Spaghetti Western Oddities
From The Spaghetti Western Database
- Years: Circa. 1967-1976
- Directors: Giulio Questi, Cesare Canevari, Ferdinando Baldi, Joaquin Romero Marchent, Lorenzo Gicca Palli, Antonio Margheritti, Enzo G. Castellari
- Music: Mario Migliardi, Stelvio Cipriani, Ivan Vandor, Carmelo Alonso Bernaola, Franco Bixio, Fabio Frizzi, Vince Tempera (Bixio, Frizzi, Tempera)
- Actors: Tomas Milian, Lou Castel, Corado Panni, Tony Anthony, Robert Hundar, Klaus Kinski, Andrea Giordana
Every film genre has films that sit rather oddly within it or really test the boundaries of the genre. I guarantee that every film genre has these films. Especially Spaghetti Westerns. Which were in turn, subgenre films to the Western as a whole. So being a subgenre, it of course has odd films or films that stick out like a sore thumb when examining the genre from afar. Some of these films are considered oddities because they are genre benders that also contain other film genres in them. Some are odd because of their individual attributes such as surreality, fantasy, or 3D. But though many are not widely discussed, they were very important to the genre.
A good film to start with might be Django Kill. Django Kill is a violent and grotesque film. It was widely banned in Italy and its graphic is shocking even by today's standards. It revolves around a stranger who comes to a western town to exact revenge but soon ends up in a war between two local leaders. The Stranger plays both sides against each other for his own benefit but by the end, no one wins.
Many of these "oddities" are very surreal and dark. Django Kill uses its advanced editing techniques to create horrific montages of greed and obsession to great affect. Creating a surreal feel in the process. Matalo! is perhaps the most surreal. It is filled with unusual camera techniques and echoing sound effects which create a haunting and often horrific atmosphere. For a film to be considered an oddity does not mean it has to be surreal. It is just that many of the stranger ones are surreal and stick out because of this. Another type of surreal is that of Get Mean. There is nothing dreamlike or dark about its surreality. But it is far from probability and crosses the border into dreamland so I suppose this is somewhat surreal.
A film that very closely resembles Django Kill is Cut Throats Nine. A story about nine people who struggle to stay alive amidst the cold and dreary landscape of the Rocky Mountains. The film is the most violent Spaghetti Western and even outdoes Django Kill in gore and violence. It is most known for its violence and when watching it, you'll soon find the only reason you're watching it is because of this fact. But because of its extreme violence, it is something of an outcast among the many other Spaghetti Westerns. Not to mention the fact that it is a Spanish production making it a "Paella" Spaghetti Western.
What is interesting about Cut Throats Nine is that it is what you might call a genre bender. A film of one genre which includes aspects from other genres. In this case, it borrows heavily from horror.
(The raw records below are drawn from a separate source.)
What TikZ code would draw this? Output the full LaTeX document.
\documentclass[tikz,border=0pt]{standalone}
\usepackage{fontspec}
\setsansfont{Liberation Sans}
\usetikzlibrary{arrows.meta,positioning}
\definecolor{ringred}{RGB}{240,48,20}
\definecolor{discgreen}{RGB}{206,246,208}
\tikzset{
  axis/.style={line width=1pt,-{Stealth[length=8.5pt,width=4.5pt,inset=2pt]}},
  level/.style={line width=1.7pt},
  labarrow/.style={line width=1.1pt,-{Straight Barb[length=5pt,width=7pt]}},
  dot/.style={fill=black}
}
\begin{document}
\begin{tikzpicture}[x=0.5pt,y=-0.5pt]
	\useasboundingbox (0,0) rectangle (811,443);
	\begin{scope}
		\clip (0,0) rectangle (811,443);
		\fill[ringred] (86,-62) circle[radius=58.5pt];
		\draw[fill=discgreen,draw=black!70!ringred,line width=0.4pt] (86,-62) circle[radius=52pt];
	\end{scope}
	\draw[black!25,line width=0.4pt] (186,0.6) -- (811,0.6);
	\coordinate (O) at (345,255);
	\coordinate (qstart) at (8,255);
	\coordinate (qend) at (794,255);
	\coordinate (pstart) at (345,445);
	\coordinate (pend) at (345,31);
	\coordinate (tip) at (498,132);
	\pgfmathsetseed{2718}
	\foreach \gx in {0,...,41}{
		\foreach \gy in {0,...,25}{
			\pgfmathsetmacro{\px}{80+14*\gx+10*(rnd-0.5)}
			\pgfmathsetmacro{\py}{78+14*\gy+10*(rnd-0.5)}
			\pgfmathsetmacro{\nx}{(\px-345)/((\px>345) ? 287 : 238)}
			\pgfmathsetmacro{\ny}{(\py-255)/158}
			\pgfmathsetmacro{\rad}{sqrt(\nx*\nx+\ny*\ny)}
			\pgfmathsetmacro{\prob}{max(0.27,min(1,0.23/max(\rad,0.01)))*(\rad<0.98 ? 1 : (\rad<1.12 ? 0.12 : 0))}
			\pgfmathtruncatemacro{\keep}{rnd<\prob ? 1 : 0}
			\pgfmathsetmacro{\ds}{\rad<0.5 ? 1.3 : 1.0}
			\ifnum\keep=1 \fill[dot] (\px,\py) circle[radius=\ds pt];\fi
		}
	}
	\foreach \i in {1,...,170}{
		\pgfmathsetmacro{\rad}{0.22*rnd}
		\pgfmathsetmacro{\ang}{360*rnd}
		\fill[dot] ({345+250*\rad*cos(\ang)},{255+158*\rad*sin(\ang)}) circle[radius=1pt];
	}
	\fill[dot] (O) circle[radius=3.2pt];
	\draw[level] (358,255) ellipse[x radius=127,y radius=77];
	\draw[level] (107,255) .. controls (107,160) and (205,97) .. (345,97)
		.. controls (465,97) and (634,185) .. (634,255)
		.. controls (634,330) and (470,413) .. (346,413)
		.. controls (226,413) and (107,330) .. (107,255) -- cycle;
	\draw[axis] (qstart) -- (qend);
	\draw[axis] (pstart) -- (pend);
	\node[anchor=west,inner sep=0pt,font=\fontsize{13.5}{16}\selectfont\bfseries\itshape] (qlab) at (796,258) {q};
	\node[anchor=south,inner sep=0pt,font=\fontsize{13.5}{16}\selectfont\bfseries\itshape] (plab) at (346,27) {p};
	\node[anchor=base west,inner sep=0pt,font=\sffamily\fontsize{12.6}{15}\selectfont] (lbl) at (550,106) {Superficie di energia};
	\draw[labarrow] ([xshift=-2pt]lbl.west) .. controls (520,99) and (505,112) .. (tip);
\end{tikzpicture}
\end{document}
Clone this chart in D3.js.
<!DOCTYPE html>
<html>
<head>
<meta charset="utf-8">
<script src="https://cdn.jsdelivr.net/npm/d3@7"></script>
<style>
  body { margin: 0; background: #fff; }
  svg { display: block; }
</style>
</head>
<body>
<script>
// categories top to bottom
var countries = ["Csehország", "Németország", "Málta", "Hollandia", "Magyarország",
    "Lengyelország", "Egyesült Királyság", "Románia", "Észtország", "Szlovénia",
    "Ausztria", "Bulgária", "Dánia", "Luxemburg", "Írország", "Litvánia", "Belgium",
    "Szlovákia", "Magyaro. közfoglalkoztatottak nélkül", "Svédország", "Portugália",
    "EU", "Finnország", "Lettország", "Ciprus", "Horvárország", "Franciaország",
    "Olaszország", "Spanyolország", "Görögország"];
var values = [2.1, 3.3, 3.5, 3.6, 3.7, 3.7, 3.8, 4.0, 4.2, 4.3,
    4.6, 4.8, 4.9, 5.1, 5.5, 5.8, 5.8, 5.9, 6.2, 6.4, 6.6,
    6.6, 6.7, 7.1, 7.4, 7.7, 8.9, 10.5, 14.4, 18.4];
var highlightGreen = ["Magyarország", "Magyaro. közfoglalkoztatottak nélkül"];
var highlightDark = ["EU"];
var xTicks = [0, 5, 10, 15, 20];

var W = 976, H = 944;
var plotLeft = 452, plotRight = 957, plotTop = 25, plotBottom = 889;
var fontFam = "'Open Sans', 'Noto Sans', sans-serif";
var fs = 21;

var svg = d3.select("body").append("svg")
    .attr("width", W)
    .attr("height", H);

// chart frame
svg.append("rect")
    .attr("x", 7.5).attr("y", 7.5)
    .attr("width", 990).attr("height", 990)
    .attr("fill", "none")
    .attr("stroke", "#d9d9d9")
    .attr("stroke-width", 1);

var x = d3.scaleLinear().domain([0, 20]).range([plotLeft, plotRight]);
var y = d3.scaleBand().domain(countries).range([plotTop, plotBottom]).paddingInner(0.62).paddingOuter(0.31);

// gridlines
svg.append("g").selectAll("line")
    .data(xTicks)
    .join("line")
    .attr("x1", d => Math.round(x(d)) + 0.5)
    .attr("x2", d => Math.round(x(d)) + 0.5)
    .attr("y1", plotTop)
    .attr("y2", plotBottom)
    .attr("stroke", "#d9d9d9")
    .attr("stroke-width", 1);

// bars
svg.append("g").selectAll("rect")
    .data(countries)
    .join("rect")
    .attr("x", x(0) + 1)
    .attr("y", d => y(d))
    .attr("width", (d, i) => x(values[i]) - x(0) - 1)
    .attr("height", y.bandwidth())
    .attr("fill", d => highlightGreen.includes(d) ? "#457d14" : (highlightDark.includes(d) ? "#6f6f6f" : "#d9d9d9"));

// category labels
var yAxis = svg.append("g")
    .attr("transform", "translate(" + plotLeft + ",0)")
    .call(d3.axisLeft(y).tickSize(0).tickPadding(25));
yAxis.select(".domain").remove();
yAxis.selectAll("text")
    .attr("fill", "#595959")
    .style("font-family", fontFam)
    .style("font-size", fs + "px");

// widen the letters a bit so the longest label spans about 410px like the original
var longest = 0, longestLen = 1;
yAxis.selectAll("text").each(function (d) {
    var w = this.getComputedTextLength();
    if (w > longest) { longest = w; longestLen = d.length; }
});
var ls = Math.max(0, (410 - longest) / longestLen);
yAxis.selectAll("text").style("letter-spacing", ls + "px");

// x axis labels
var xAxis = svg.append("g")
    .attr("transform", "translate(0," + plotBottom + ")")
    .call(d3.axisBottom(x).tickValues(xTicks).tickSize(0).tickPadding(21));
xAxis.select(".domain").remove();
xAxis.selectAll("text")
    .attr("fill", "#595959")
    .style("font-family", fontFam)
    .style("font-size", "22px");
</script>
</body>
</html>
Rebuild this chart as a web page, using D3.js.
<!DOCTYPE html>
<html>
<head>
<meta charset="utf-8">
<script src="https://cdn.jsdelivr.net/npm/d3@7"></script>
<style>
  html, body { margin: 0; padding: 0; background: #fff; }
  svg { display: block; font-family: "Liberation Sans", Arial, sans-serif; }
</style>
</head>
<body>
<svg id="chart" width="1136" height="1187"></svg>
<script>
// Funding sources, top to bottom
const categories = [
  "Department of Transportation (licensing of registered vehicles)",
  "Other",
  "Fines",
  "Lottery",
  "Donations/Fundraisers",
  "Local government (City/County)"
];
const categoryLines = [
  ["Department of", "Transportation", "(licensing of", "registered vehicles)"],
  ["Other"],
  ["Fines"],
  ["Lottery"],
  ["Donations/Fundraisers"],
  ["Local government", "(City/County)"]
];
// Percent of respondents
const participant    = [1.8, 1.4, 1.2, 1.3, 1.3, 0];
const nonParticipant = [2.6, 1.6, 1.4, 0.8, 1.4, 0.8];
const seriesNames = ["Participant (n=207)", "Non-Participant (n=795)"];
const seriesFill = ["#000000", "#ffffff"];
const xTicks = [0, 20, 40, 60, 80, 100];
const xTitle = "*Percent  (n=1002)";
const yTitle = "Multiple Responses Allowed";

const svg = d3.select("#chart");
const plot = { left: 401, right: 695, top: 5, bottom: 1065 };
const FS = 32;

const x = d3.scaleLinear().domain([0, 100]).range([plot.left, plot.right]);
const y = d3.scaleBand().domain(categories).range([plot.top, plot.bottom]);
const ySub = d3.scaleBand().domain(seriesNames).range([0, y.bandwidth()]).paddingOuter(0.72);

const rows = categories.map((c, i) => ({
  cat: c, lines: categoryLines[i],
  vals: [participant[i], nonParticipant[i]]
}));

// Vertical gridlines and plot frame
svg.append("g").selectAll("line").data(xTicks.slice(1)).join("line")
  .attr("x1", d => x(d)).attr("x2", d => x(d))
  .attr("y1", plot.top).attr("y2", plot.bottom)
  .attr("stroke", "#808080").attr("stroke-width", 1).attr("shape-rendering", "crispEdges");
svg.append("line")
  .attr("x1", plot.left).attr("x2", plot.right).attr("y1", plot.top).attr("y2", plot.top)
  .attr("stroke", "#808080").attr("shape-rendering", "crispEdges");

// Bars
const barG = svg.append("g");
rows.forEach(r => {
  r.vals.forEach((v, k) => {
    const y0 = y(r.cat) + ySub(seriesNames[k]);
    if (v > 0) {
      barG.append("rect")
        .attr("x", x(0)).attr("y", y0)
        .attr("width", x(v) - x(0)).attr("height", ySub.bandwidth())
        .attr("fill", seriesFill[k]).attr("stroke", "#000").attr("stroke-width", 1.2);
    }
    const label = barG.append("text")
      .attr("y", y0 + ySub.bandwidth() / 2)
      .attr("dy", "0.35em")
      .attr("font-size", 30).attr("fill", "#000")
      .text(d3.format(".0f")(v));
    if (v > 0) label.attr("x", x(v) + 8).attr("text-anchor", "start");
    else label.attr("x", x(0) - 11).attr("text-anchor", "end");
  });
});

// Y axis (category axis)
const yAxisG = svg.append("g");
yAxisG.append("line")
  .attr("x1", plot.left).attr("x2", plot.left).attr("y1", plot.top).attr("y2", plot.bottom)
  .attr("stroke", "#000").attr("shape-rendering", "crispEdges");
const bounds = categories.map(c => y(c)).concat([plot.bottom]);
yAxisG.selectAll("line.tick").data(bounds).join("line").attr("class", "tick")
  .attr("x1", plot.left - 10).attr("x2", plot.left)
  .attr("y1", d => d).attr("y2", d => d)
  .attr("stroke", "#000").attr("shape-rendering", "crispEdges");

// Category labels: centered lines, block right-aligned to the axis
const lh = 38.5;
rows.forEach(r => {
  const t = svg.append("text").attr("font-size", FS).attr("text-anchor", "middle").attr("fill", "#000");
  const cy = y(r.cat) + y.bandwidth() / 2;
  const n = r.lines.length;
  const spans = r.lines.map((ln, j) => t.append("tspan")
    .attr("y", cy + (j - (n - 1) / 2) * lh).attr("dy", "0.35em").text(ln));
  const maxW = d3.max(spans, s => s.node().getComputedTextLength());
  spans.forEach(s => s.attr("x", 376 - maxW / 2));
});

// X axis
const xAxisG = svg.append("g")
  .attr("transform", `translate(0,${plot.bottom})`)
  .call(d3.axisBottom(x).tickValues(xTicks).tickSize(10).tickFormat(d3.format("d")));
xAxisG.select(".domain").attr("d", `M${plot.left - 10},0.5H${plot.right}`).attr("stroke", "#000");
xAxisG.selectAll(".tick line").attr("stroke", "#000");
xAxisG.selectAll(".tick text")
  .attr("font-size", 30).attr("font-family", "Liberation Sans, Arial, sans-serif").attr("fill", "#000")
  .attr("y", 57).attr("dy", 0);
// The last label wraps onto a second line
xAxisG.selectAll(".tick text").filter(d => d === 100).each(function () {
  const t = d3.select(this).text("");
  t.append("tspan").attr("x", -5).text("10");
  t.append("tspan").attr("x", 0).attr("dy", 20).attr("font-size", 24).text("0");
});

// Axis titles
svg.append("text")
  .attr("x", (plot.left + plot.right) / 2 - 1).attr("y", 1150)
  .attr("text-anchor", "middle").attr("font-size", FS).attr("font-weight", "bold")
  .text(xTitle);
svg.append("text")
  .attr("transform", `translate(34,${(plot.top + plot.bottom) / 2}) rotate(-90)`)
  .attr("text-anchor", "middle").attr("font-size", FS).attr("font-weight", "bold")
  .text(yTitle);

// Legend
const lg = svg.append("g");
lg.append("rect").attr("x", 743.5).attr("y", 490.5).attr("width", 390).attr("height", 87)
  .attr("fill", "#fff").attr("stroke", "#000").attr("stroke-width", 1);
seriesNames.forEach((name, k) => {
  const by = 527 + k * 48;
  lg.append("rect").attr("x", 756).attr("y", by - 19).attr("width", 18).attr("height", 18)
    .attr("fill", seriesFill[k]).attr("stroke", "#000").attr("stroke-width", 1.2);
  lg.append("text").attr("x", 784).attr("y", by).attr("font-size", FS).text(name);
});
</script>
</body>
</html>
Gothic horror to be exact. It often gives you a feeling as if a ghost or monster might appear somewhere. This feeling is so strong that I would offer little resistance if Horror was included as one of the genres it belongs to. Many Spaghettis are like this. Beyond Horror, these films can include Giallo, Romance, Comedy, or some type of Art film. Most of the better known genre benders are relatives of Gothic Horror. Italy had many directors contributing to the Gothic Horror genre. Among them, Mario Bava and Antonio Margheritti. So it is no coincidence that these similarites are sometimes obvious.
One film I personally consider a genre bender is Price of Death. This is nothing more than my opinion here and is not officially a real oddity but it is soemthing of an oddity and genre bender. This time, the mixture is Spaghetti Western with murder mystery. Hired gun, Silver, is hired to find the real culprits behind a saloon murder to save a falsely accused murderer from the gallows. The film may be called Gothic with much of the action taking place at night but is a little more practical. It has all the elements of a Mystery with witnesses, witness killing, chases, etc. It is more a murder mystery than Spaghetti Western. For this reason, I call it an oddity.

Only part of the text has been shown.